IV (e) Off-Balance Sheet Arrangements
None.
V. Critical Accounting Policies and Estimates
Our accounting policies that have a material effect on our financial condition and results of operations are more fully described in Part II, Item 8 of our Annual Report on Form 10-K for the year ended December 31, 2019 filed with the Securities and Exchange Commission ("SEC") on February 6, 2020. The preparation of these financial statements requires us to make judgments in selecting appropriate assumptions for calculating financial estimates, which inherently contain some degree of uncertainty. We base our estimates on historical experience and on various other assumptions that we believe to be reasonable. Using these estimates, we make judgments about the carrying values of assets and liabilities and the reported amounts of revenues and expenses that are not readily apparent from other sources. Actual results may differ from these estimates under different assumptions or conditions.

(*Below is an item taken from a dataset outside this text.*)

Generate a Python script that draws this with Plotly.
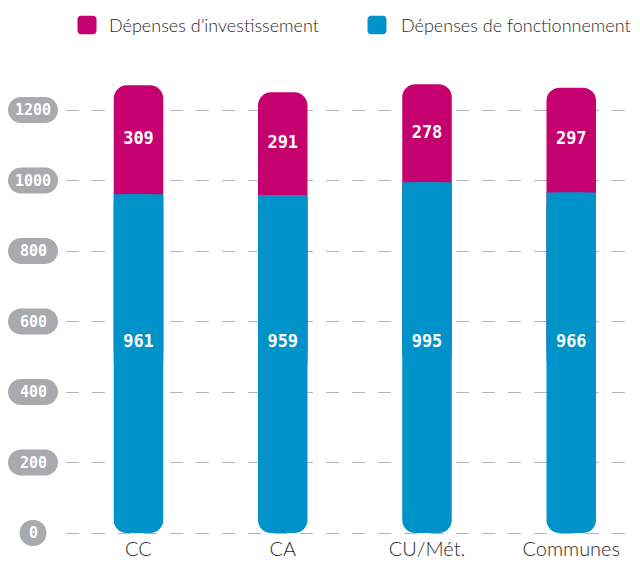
import plotly.graph_objects as go

categories = ["CC", "CA", "CU/Mét.", "Communes"]
fonctionnement = [961, 959, 995, 966]
investissement = [309, 291, 278, 297]
y_ticks = [0, 200, 400, 600, 800, 1000, 1200]
legend_labels = ["Dépenses d’investissement", "Dépenses de fonctionnement"]

PINK = "#c5006f"
BLUE = "#0093c9"
GREY = "#a9aaad"
TXT = "#2a2a2a"
OFF = 8  # page body margin
W, H = 640 - OFF, 563 - OFF
# screen-space geometry
PLOT_L, PLOT_R, PLOT_T, PLOT_B = 66, 640, 70, 536
ML, MR, MT, MB = PLOT_L - OFF, W - (PLOT_R - OFF), PLOT_T - OFF, H - (PLOT_B - OFF)
PW, PH = PLOT_R - PLOT_L, PLOT_B - PLOT_T
ZERO_PX = 533
SCALE = 0.3525  # px per unit
ymin = -(PLOT_B - ZERO_PX) / SCALE
ymax = (ZERO_PX - PLOT_T) / SCALE
CAT_PX = 144.25
FIRST_C = 138.5
xmin = -(FIRST_C - PLOT_L) / CAT_PX
xmax = xmin + PW / CAT_PX
BAR_W = 49.5 / CAT_PX
LABEL_Y = 540

NUM_FONT = "DejaVu Sans Mono, monospace"
TXT_FONT = "Lato, sans-serif"


def px_x(p):
    return (p - PLOT_L) / PW


def px_y(p):
    return (PLOT_B - p) / PH


def val_to_paper(v):
    return (v - ymin) / (ymax - ymin)


def rrect(w, h, r):
    k = 0.5523 * r
    x0, x1, y0, y1 = -w / 2, w / 2, -h / 2, h / 2
    return (f"M {x0+r},{y0} L {x1-r},{y0} C {x1-r+k},{y0} {x1},{y0+r-k} {x1},{y0+r} "
            f"L {x1},{y1-r} C {x1},{y1-r+k} {x1-r+k},{y1} {x1-r},{y1} "
            f"L {x0+r},{y1} C {x0+r-k},{y1} {x0},{y1-r+k} {x0},{y1-r} "
            f"L {x0},{y0+r} C {x0},{y0+r-k} {x0+r-k},{y0} {x0+r},{y0} Z")


totals = [f + i for f, i in zip(fonctionnement, investissement)]
half = [f / 2 for f in fonctionnement]

fig = go.Figure()
# pink segment (rounded top); its lower end is hidden under the blue segment
fig.add_trace(go.Bar(
    x=categories, y=[t - b for t, b in zip(totals, half)], base=half,
    marker=dict(color=PINK, cornerradius=13, line=dict(width=0)),
    width=BAR_W, hoverinfo="skip", showlegend=False,
))
# blue segment with rounded bottom
fig.add_trace(go.Bar(
    x=categories, y=[-v for v in fonctionnement], base=fonctionnement,
    marker=dict(color=BLUE, cornerradius=13, line=dict(width=0)),
    width=BAR_W, hoverinfo="skip", showlegend=False,
))
# square upper part of the blue segment (flat boundary with pink)
fig.add_trace(go.Bar(
    x=categories, y=half, base=half,
    marker=dict(color=BLUE, cornerradius=0, line=dict(width=0)),
    width=BAR_W, hoverinfo="skip", showlegend=False,
))
fig.add_trace(go.Scatter(
    x=categories, y=[f + i / 2 for f, i in zip(fonctionnement, investissement)], mode="text",
    text=[str(v) for v in investissement],
    textfont=dict(family=NUM_FONT, size=17, color="white", weight="bold"),
    hoverinfo="skip", showlegend=False,
))
fig.add_trace(go.Scatter(
    x=categories, y=[LABEL_Y] * len(categories), mode="text",
    text=[str(v) for v in fonctionnement],
    textfont=dict(family=NUM_FONT, size=17, color="white", weight="bold"),
    hoverinfo="skip", showlegend=False,
))

shapes = []
annotations = []
pill_x = px_x(33)
for t in y_ticks:
    w = 27 if t == 0 else 50
    shapes.append(dict(type="path", xref="paper", yref="paper", xsizemode="pixel", ysizemode="pixel",
                       xanchor=pill_x, yanchor=val_to_paper(t), path=rrect(w, 26, 13),
                       fillcolor=GREY, line=dict(width=0), layer="above"))
    annotations.append(dict(x=pill_x, y=val_to_paper(t), xref="paper", yref="paper", text=str(t),
                            showarrow=False,
                            font=dict(family=NUM_FONT, size=15, color="white", weight="bold"),
                            xanchor="center", yanchor="middle"))

# legend
leg_y = px_y(25)
for color, lab, sq_px, tx_px in [(PINK, legend_labels[0], 87, 107), (BLUE, legend_labels[1], 377, 399)]:
    shapes.append(dict(type="path", xref="paper", yref="paper", xsizemode="pixel", ysizemode="pixel",
                       xanchor=px_x(sq_px), yanchor=leg_y, path=rrect(19, 18.5, 3.5),
                       fillcolor=color, line=dict(width=0)))
    annotations.append(dict(x=px_x(tx_px), y=leg_y, xref="paper", yref="paper", text=lab,
                            showarrow=False, xanchor="left", yanchor="middle",
                            font=dict(family=TXT_FONT, size=18, color=TXT, weight=300)))

fig.update_layout(
    width=W, height=H, margin=dict(l=ML, r=MR, t=MT, b=MB),
    paper_bgcolor="white", plot_bgcolor="white",
    barmode="overlay", shapes=shapes, annotations=annotations,
    xaxis=dict(range=[xmin, xmax], showgrid=False, zeroline=False, showline=False,
               ticks="", tickfont=dict(family=TXT_FONT, size=20, color=TXT, weight=300),
               ticklabelstandoff=-1),
    yaxis=dict(range=[ymin, ymax], tickvals=y_ticks, showticklabels=False, zeroline=False,
               showline=False, showgrid=True, gridcolor="#b5b5b5", gridwidth=1.3,
               griddash="13px,13px"),
)
fig.write_html("out.html")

We believe our critical accounting policies are as follows: program rights, goodwill and intangible assets, impairment or disposal of long-lived assets, revenue recognition, leases, income taxes, foreign exchange, determination of the fair value of financial instruments, and contingencies. These critical accounting policies affect our more significant judgments and estimates used in the preparation of our condensed consolidated financial statements. See Item 1, Note 2, "Basis of Presentation" for a discussion of accounting standards adopted in the period, and recently issued accounting standards not yet adopted.